It seems Leo Strauss is referring to one of two people - both of whom he greatly admired: either Heidegger or Schmitt. Which is the more likely candidate?
It is only at this point that we come face to face with the serious antagonist of political philosophy: historicism. After reached its full growth historicism is distinguished from positivism by the following characteristics. (1) It abandons the distinction between facts and values, because every understanding, however theoretical, implies specific evaluations. (2) It denies the authoritative character of modern science, which appears as only one form among many of man's thinking orientation in the world. (3) It refuses to regard the historical process as fundamentally progressive, or, more generally stated, as reasonable. (4) It denies the relevance of the evolutionist thesis by contending that the evolution of man out of non-man cannot make intelligible man's humanity. Historicism rejects the question of the good society, that is to say, of the good society, because of the essentially historical character of society and of human thought: there is no essential necessity for raising the question of the good society; this question is not in principle coeval with man; its very possibility is the outcome of a mysterious dispensation of fate. The crucial issue concerns the status of those permanent characteristics of humanity, such as the distinction between the noble and the base, which are admitted by the thoughtful historicists: can these permanencies be used as criteria for distinguishing between the good and bad dispensations of fate? The historicist answers this question in the negative. He looks down on the permanencies in question because of their objective, common, superficial and rudimentary character: to become relevant, they would have to be completed, and their completion is no longer common but historical. It was the contempt for these permanencies which permitted the most radical historicist in 1933 to submit to, or rather to welcome, as a dispensation of fate, the verdict of the least wise and least moderate part of his nation while at the same time to speak of wisdom and moderation.
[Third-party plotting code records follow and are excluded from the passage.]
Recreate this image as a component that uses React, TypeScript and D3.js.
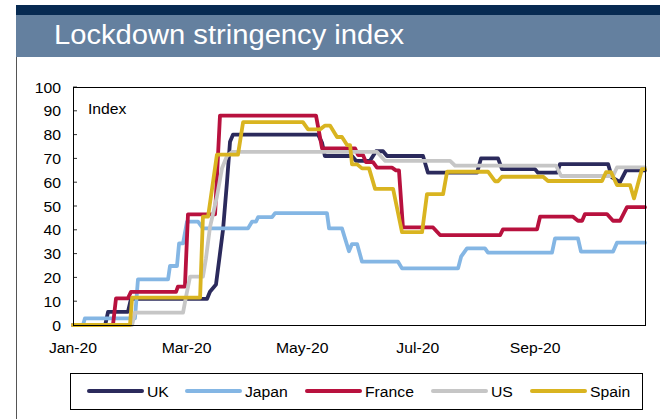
import React from "react";
import * as d3 from "d3";

const seriesNames = ["UK", "Japan", "France", "US", "Spain"];
const seriesColors = ["#2b2a5c", "#84b6e4", "#b8113e", "#c6c6c6", "#d9b420"];

// day offsets from 1 Jan 2020
const ukDays = [0,17,18.5,29,30.6,70.8,72.3,75.5,77.6,79.2,81.3,82.9,84.5,129.4,131.5,133,147.3,149.4,156.8,160,163.7,165.8,184.8,187.4,213.3,215.4,224.4,226.5,243.9,245.5,255.6,257.1,282.5,284.6,288.8,292,302];
const ukValues = [0,0,5.5,5.5,11,11,14,17,30,40,60,77,80,80,76.5,71,71,69,69,73,73,71,71,64,64,70,70,65.5,65.5,64,64,67.6,67.6,62,60,65,65];

const japanDays = [0,5.3,6.3,32.7,34.3,50.2,51.2,54.9,56,58.1,60.2,66,68.6,92.4,94.5,96.6,97.7,105.1,106.7,134.1,135.2,142,145.7,147.3,150,152.6,171.6,173.7,203.3,204.9,208,217.5,219.1,252.9,254.5,266.6,268.2,285.1,287.2,302];
const japanValues = [0,0,2.8,2.8,19.2,19.2,24.8,24.8,34.3,34.3,43.4,43.4,40.6,40.6,43.4,43.4,45.3,45.3,47,47,40.6,40.6,31,34,34,26.6,26.6,23.8,23.8,28.7,32.2,32.2,30.4,30.4,36.4,36.4,30.8,30.8,34.6,34.6];

const franceDays = [0,21.1,22.7,29,30.6,54.4,55.4,59.1,60.7,75,77.6,128.3,131.5,148.9,150.5,153.1,154.7,158.4,160.5,168.4,170.5,172.1,174.2,190.1,193.8,225.5,227,245,246.6,264,266.6,268.8,270.3,281.9,285.1,288.8,292.5,302];
const franceValues = [0,0,11.2,11.2,13.9,13.9,16.1,16.1,46.5,46.5,88,88,74.2,74.2,71.4,71.4,68.4,68.4,66.1,66.1,65,65,41,41,37.8,37.8,40.2,40.2,45.5,45.5,43.8,43.8,46.6,46.6,43.8,43.8,49.5,49.5];

const usDays = [0,31.2,32.7,58.1,59.7,61.8,68.6,70.2,72.3,76,78.7,81.3,84,160.5,164.7,199.1,201.7,255,257.7,285.1,287.2,302];
const usValues = [0,0,5.2,5.2,12,20.3,20.3,28,41,54,66,71,72.7,72.7,69,69,67,67,62.6,62.6,66.2,66.2];

const spainDays = [0,30.1,31.2,67.1,68.6,71.3,76,87.1,89.8,121.4,124.1,130.4,133.1,135.7,139.4,142,144.7,146.3,147.3,150,152.6,156.3,159.5,169,173.7,184.3,186.9,195.4,197.5,219.1,222.8,224.4,226.5,248.2,250.8,279.3,281.4,284.1,287.2,294.1,296.2,300.4,302];
const spainValues = [0,0,11.5,11.5,45.5,45.5,71.6,71.6,85.2,85.2,82.2,82.2,83.8,83.8,79,79,75.6,75.6,67.5,67.5,65.8,65.8,57.2,57.2,39,39,55,55,64.4,64.4,60.4,60.4,62.3,62.3,60.5,60.5,64.2,64.2,58.8,58.8,53.2,65.5,65.5];

const allDays = [ukDays, japanDays, franceDays, usDays, spainDays];
const allValues = [ukValues, japanValues, franceValues, usValues, spainValues];

const yTicks = [0, 10, 20, 30, 40, 50, 60, 70, 80, 90, 100];
const xTickDates = ["2020-01-01", "2020-03-01", "2020-05-01", "2020-07-01", "2020-09-01"];
const xTickLabels = ["Jan-20", "Mar-20", "May-20", "Jul-20", "Sep-20"];

const title = "Lockdown stringency index";
const yUnit = "Index";

const W = 660, H = 419;
const PL = 73, PR = 645, PT = 87, PB = 325;
const FONT = "'Liberation Sans', Arial, sans-serif";

const start = new Date(2020, 0, 1).getTime();
const dayToDate = (d: number) => new Date(start + d * 86400000);

function T({ x, y, anchor = "start", size = 15, sx = 1.05, fill = "#000", children }: any) {
  return (
    <text
      transform={`translate(${x},${y}) scale(${sx},1)`}
      textAnchor={anchor}
      fontSize={size}
      fill={fill}
      fontFamily={FONT}
    >
      {children}
    </text>
  );
}

export default function App() {
  const x = d3.scaleTime().domain([dayToDate(0), dayToDate(302)]).range([PL, PR]);
  const y = d3.scaleLinear().domain([0, 100]).range([PB, PT]);
  const line = d3
    .line<[number, number]>()
    .x((p) => x(dayToDate(p[0])))
    .y((p) => y(p[1]));

  const legendX = [89, 187, 307, 433, 532];
  const legendW = 53;

  return (
    <svg width={W} height={H} style={{ position: "absolute", left: 0, top: 0 }}>
      <rect x={0} y={0} width={W} height={H} fill="#fff" />
      <rect x={16} y={5} width={W - 16} height={10} fill="#072a52" />
      <rect x={16} y={15} width={W - 16} height={42} fill="#64809f" />
      <T x={54} y={44} size={27} sx={1.08} fill="#fff">{title}</T>
      <line x1={16.5} y1={57} x2={16.5} y2={H} stroke="#555" strokeWidth={1} />

      {yTicks.map((t) => (
        <g key={t}>
          <line x1={PL} x2={PL + 4} y1={y(t)} y2={y(t)} stroke="#333" strokeWidth={1} />
          <T x={61} y={y(t) + 5.5} anchor="end">{t}</T>
        </g>
      ))}
      {xTickDates.map((d, i) => (
        <T key={d} x={x(new Date(d + "T00:00:00"))} y={353} anchor="middle">
          {xTickLabels[i]}
        </T>
      ))}
      <T x={88} y={114}>{yUnit}</T>

      {allDays.map((days, i) => (
        <path
          key={seriesNames[i]}
          d={line(days.map((d, j) => [d, allValues[i][j]] as [number, number])) || ""}
          fill="none"
          stroke={seriesColors[i]}
          strokeWidth={3.8}
          strokeLinejoin="round"
          strokeLinecap="round"
        />
      ))}

      <rect x={PL + 0.5} y={PT + 0.5} width={PR - PL} height={PB - PT} fill="none" stroke="#000" strokeWidth={1} />

      <rect x={70.5} y={373.5} width={572} height={36} fill="#fff" stroke="#000" strokeWidth={1} />
      {seriesNames.map((n, i) => (
        <g key={n}>
          <line
            x1={legendX[i]}
            x2={legendX[i] + legendW}
            y1={391}
            y2={391}
            stroke={seriesColors[i]}
            strokeWidth={4}
            strokeLinecap="round"
          />
          <T x={legendX[i] + legendW + 5} y={396.5}>{n}</T>
        </g>
      ))}
    </svg>
  );
}
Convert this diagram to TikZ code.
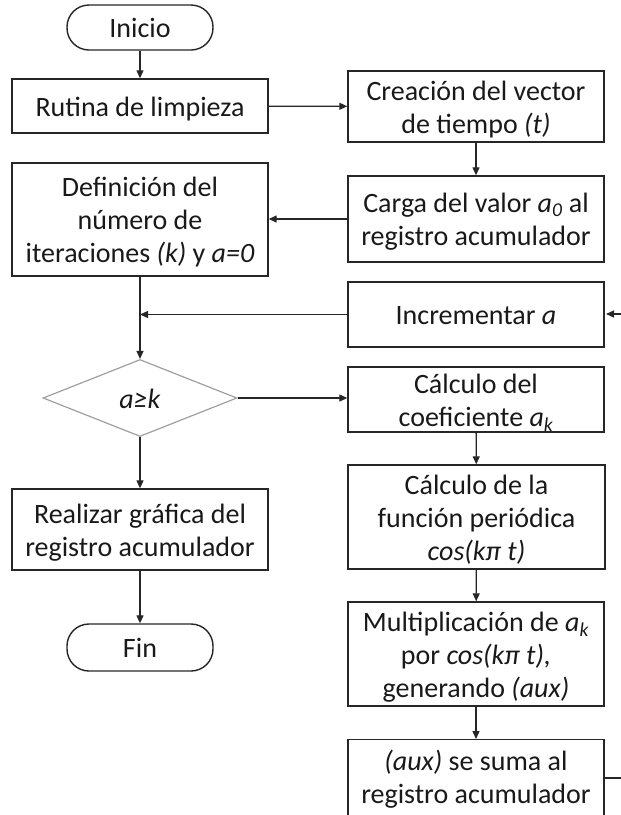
\documentclass[tikz,border=0pt]{standalone}
\usepackage{fontspec}
\setmainfont{Carlito}
\usetikzlibrary{arrows.meta,shapes.geometric}
\newcommand\lst{\rule[-6pt]{0pt}{32pt}}
\begin{document}
\begin{tikzpicture}[x=1pt,y=-1pt,
  every node/.style={font=\fontsize{28}{33}\selectfont, align=center, inner sep=0pt, text=black!90},
  box/.style={draw=black!85, line width=1.4pt, rectangle},
  term/.style={draw=black!85, line width=1.4pt, rectangle, rounded corners=22pt},
  dec/.style={draw=gray!75, line width=1.2pt, diamond, aspect=2.52},
  arr/.style={draw=black!85, line width=1.3pt, -{Triangle[length=8pt,width=7pt]}},
  ln/.style={draw=black!85, line width=1.3pt}]
\useasboundingbox (0,0) rectangle (621,815);
\clip (0,0) rectangle (621,815);
% left column
\node[term, minimum width=146pt, minimum height=45pt] (ini) at (140,27.5) {\lst Inicio};
\node[box, minimum width=256pt, minimum height=54pt] (rut) at (140,106) {\lst Rutina de limpieza};
\node[box, minimum width=256pt, minimum height=113pt] (def) at (140,219.5) {\lst Definición del\\\lst número de\\\lst iteraciones \textit{(k)} y \textit{a=0}};
\node[dec, minimum width=194pt, minimum height=77pt] (dia) at (140,398) {\lst\textit{a≥k}};
\node[box, minimum width=256pt, minimum height=81pt] (rea) at (140,529.5) {\lst Realizar gráfica del\\\lst registro acumulador};
\node[term, minimum width=146pt, minimum height=47pt] (fin) at (140,647.5) {\lst Fin};
% right column
\node[box, minimum width=256pt, minimum height=71pt] (cre) at (476,106.5) {\lst Creación del vector\\\lst de tiempo \textit{(t)}};
\node[box, minimum width=256pt, minimum height=86pt] (car) at (476,219) {\lst Carga del valor \textit{a\textsubscript{0}} al\\\lst registro acumulador};
\node[box, minimum width=256pt, minimum height=65pt] (inc) at (476,314.5) {\lst Incrementar \textit{a}};
\node[box, minimum width=256pt, minimum height=63pt] (coe) at (476,399.5) {\lst Cálculo del\\\lst coeficiente \textit{a\textsubscript{k}}};
\node[box, minimum width=257pt, minimum height=104pt] (fun) at (476.5,517) {\lst Cálculo de la\\\lst función periódica\\\lst\textit{cos(kπ t)}};
\node[box, minimum width=256pt, minimum height=104pt] (mul) at (476,654) {\lst Multiplicación de \textit{a\textsubscript{k}}\\\lst por \textit{cos(kπ t),}\\\lst generando \textit{(aux)}};
\node[box, minimum width=256pt, minimum height=100pt, anchor=north] (sum) at (476,739) {};
\node (sumt) at (476,776.5) {\lst\textit{(aux)} se suma al\\\lst registro acumulador};
% coordinates
\coordinate (j) at (def.south |- inc.west);
\coordinate (inR) at (621,314);
\coordinate (incE) at (606,314);
\coordinate (sumR) at (621,778);
\coordinate (sumE) at (sum.east |- sumR);
% connectors
\draw[arr] (ini) -- (rut);
\draw[arr] (rut) -- (cre);
\draw[arr] (cre) -- (car);
\draw[arr] (car.west) -- (car.west -| def.east);
\draw[arr] (def.south) -- (dia.north);
\draw[arr] (inc.west) -- (j);
\draw[arr] (inR) -- (incE);
\draw[arr] (dia.east) -- (dia.east -| coe.west);
\draw[arr] (dia) -- (rea);
\draw[arr] (rea) -- (fin);
\draw[arr] (coe) -- (fun);
\draw[arr] (fun) -- (mul);
\draw[arr] (mul) -- (sum);
\draw[ln] (sumE) -- (sumR);
\end{tikzpicture}
\end{document}
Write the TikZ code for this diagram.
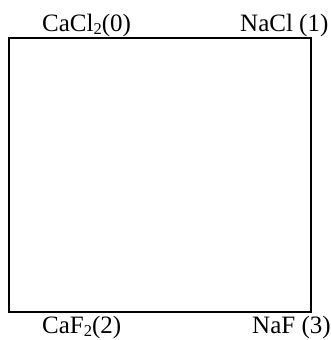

The biggest event of 1933 would rather seem to have proved, if such proof was necessary, that man cannot abandon the question of the good society, and that he cannot free himself from the responsibility for answering it by deferring to History or to any other power different from his own reason. ("What is Political Philosophy?" in What is Political Philosophy? And Other Studies, 26-7)
As a matter of context, "What is Political Philosophy?," is the published version of the Judah L. Magnes lectures Strauss delivered at the Hebrew University in December 1954 and January 1955.